+++ Provided data +++

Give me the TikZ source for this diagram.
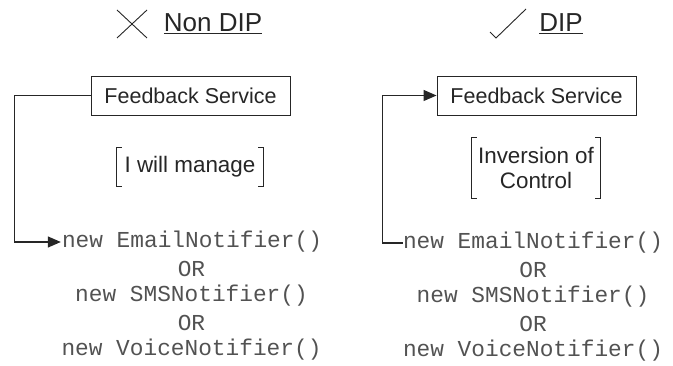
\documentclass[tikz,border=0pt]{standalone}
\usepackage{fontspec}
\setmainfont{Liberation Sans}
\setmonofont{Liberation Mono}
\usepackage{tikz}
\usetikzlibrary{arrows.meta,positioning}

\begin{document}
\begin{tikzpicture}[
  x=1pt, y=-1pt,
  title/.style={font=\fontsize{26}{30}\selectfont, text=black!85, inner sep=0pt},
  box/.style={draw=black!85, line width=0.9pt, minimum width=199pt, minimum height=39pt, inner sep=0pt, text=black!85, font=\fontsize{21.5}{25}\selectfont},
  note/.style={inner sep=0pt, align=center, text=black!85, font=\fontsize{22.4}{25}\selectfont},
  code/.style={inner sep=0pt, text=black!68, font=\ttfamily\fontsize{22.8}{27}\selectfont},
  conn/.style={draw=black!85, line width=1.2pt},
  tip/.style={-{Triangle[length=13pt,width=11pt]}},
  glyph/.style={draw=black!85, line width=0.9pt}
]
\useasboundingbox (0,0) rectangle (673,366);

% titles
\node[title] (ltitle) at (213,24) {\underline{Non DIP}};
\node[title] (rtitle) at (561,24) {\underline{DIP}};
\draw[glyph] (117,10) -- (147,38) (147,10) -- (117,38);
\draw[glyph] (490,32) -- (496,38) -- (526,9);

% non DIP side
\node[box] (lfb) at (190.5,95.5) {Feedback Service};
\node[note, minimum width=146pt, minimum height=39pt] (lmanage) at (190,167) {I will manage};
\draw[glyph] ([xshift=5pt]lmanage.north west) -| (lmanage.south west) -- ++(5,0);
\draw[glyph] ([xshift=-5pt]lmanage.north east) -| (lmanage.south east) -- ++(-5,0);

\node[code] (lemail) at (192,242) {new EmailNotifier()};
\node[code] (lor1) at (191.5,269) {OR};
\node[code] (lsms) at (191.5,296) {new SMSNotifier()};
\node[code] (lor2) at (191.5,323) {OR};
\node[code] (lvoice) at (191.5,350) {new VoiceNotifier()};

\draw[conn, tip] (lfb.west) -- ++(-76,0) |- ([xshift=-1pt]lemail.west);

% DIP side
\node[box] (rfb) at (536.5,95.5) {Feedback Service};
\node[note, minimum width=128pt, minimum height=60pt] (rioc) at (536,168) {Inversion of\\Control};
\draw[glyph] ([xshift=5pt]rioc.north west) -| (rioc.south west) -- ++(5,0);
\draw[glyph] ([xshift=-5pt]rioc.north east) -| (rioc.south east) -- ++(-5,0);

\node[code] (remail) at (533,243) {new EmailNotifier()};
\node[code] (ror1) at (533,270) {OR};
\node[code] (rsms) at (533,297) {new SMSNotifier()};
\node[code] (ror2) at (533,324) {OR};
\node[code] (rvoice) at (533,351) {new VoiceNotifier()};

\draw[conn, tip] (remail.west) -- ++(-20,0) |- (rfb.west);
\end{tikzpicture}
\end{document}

+++

§ **Task directions**: Return all of the data exactly as written, and drop the pictures.

§ **Exercise answer**:
Give me the TikZ source for this diagram.
\documentclass[tikz,border=0pt]{standalone}
\usepackage{fontspec}
\setmainfont{Liberation Sans}
\setmonofont{Liberation Mono}
\usepackage{tikz}
\usetikzlibrary{arrows.meta,positioning}

\begin{document}
\begin{tikzpicture}[
  x=1pt, y=-1pt,
  title/.style={font=\fontsize{26}{30}\selectfont, text=black!85, inner sep=0pt},
  box/.style={draw=black!85, line width=0.9pt, minimum width=199pt, minimum height=39pt, inner sep=0pt, text=black!85, font=\fontsize{21.5}{25}\selectfont},
  note/.style={inner sep=0pt, align=center, text=black!85, font=\fontsize{22.4}{25}\selectfont},
  code/.style={inner sep=0pt, text=black!68, font=\ttfamily\fontsize{22.8}{27}\selectfont},
  conn/.style={draw=black!85, line width=1.2pt},
  tip/.style={-{Triangle[length=13pt,width=11pt]}},
  glyph/.style={draw=black!85, line width=0.9pt}
]
\useasboundingbox (0,0) rectangle (673,366);

% titles
\node[title] (ltitle) at (213,24) {\underline{Non DIP}};
\node[title] (rtitle) at (561,24) {\underline{DIP}};
\draw[glyph] (117,10) -- (147,38) (147,10) -- (117,38);
\draw[glyph] (490,32) -- (496,38) -- (526,9);

% non DIP side
\node[box] (lfb) at (190.5,95.5) {Feedback Service};
\node[note, minimum width=146pt, minimum height=39pt] (lmanage) at (190,167) {I will manage};
\draw[glyph] ([xshift=5pt]lmanage.north west) -| (lmanage.south west) -- ++(5,0);
\draw[glyph] ([xshift=-5pt]lmanage.north east) -| (lmanage.south east) -- ++(-5,0);

\node[code] (lemail) at (192,242) {new EmailNotifier()};
\node[code] (lor1) at (191.5,269) {OR};
\node[code] (lsms) at (191.5,296) {new SMSNotifier()};
\node[code] (lor2) at (191.5,323) {OR};
\node[code] (lvoice) at (191.5,350) {new VoiceNotifier()};

\draw[conn, tip] (lfb.west) -- ++(-76,0) |- ([xshift=-1pt]lemail.west);

% DIP side
\node[box] (rfb) at (536.5,95.5) {Feedback Service};
\node[note, minimum width=128pt, minimum height=60pt] (rioc) at (536,168) {Inversion of\\Control};
\draw[glyph] ([xshift=5pt]rioc.north west) -| (rioc.south west) -- ++(5,0);
\draw[glyph] ([xshift=-5pt]rioc.north east) -| (rioc.south east) -- ++(-5,0);

\node[code] (remail) at (533,243) {new EmailNotifier()};
\node[code] (ror1) at (533,270) {OR};
\node[code] (rsms) at (533,297) {new SMSNotifier()};
\node[code] (ror2) at (533,324) {OR};
\node[code] (rvoice) at (533,351) {new VoiceNotifier()};

\draw[conn, tip] (remail.west) -- ++(-20,0) |- (rfb.west);
\end{tikzpicture}
\end{document}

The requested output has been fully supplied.